When the Democrats overtook the Congressional majority in January 2007, climate change was given high priority. After ten years in limbo, a mandatory climate policy is now being seriously discussed in Washington D.C. In the Senate, a number of bills have been proposed – all of which see emissions trading as the best political instrument to achieve mandatory emissions cuts. The House of Representatives is also discussing emissions trading, as well as a hybrid including elements of a carbon tax.
Being in the majority, the Democrats had the political power to make room on the political agenda for climate change, but the question remains why they prioritized the issue right now. Climate change competes with the war in Iraq, energy security, public health insurance for children, and other important issues in American politics. So why has climate been given such a high priority?
A problem that cannot be ignored
Much of the reason can be found in the new way the problem has been framed in the United States over the last few years. A decade ago, climate change was not considered an important enough issue, and scientific uncertainty was given greater emphasis than the potential impacts of global warming and climate change. Moreover, the solutions and measures that were discussed were seen as far too great of an economic burden. Previous analyses have shown that politically it is not easy to promote an issue if the available policy solutions are unclear or unfeasible, and in American politics, climate change became synonymous with scientific uncertainty and expensive solutions – a difficult sell. This has changed, however. With the debate about scientific uncertainty largely outmoded, there is now room to present the problem as one that both cannot be ignored and requires political action.
Science and policy
The understanding of the problem is altered because key opinion-makers have laid the foundation for this change over a long period of time. Several factors have played an important role. First, the scientific uncertainty has been reduced: Both the US National Academy of Sciences and the Intergovernmental Panel on Climate Change (IPCC) have determined that human activity is an important factor in global warming. Furthermore, well-known politicians from both political parties are arguing strongly for the introduction of mandatory climate policy in the United States: Al Gore, Arnold Schwarzenegger, John McCain, Hillary Clinton, and the Democratic and Republican Congressional leaders have all been unequivocal about the need for mandatory cuts. To some extent policymakers have also linked solutions for the climate problem to solutions for increasing energy security. Surging oil prices and a strong dependence on oil imports make the United States vulnerable, and by finding solutions that address climate and energy-security issues simultaneously, politicians have suggested how such policy change can have positive consequences. They are supported by increasing numbers of corporations that want climate policy enacted as soon as possible, so they can plan their investments for the years to come within predictable frameworks. Hence, in contrast to previous years, the business and industry lobby is now divided between those who want climate policy, and those who are still opposed – a situation that has exerted a new type of pressure for the politicians in Congress. This has been exacerbated by the fact that a growing number of states have already started to design and implement policy at the state level, and neither industry nor Congress want a patchwork of regulations that hinder optimal cost-effectiveness. Last, but not least, there are now more Americans than before who see global warming as a real problem, and fear the consequences.
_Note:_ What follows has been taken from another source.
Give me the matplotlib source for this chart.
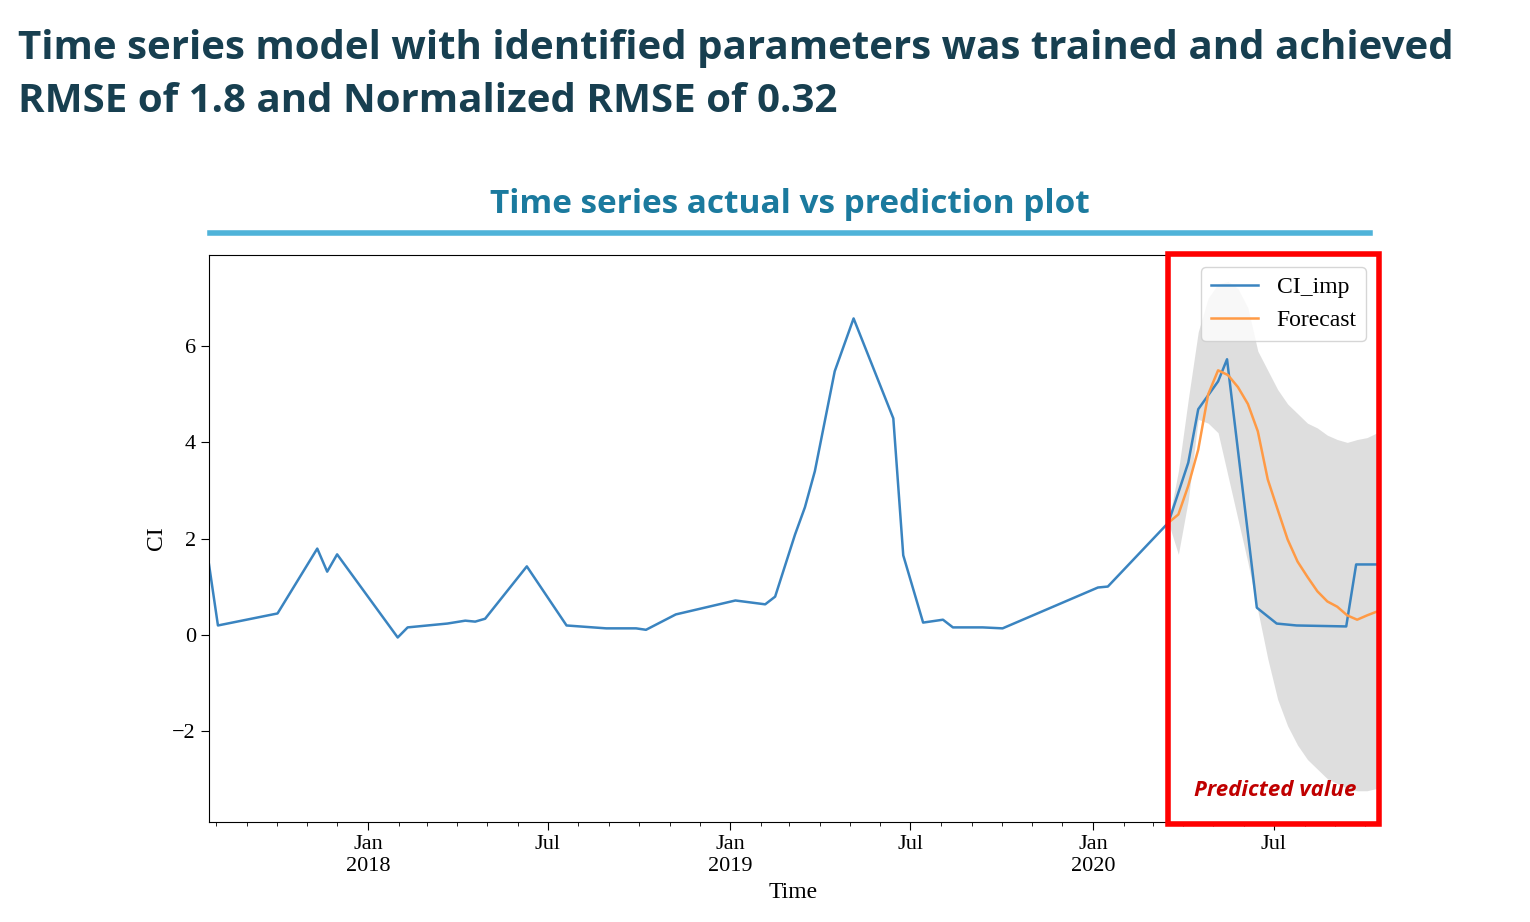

In sum, these factors have led to climate change being redefined in American politics to become a policy problem that is unavoidable and that requires political action. Because of this change in problem definition, the 2006 midterm election and the Democrats’ new Congressional majority became a window of opportunity that could be exploited to promote an issue that was ripe for a new kind of debate. However, as a result of the institutional requirements for agreement in both chambers of Congress before a bill can be made law, there is still a long way to go before we can expect implementation of emissions reductions in the United States. But more Congressional representatives and senators from both parties nevertheless say now that they support mandatory climate regulation at a federal level – a definitive change from only a few years ago.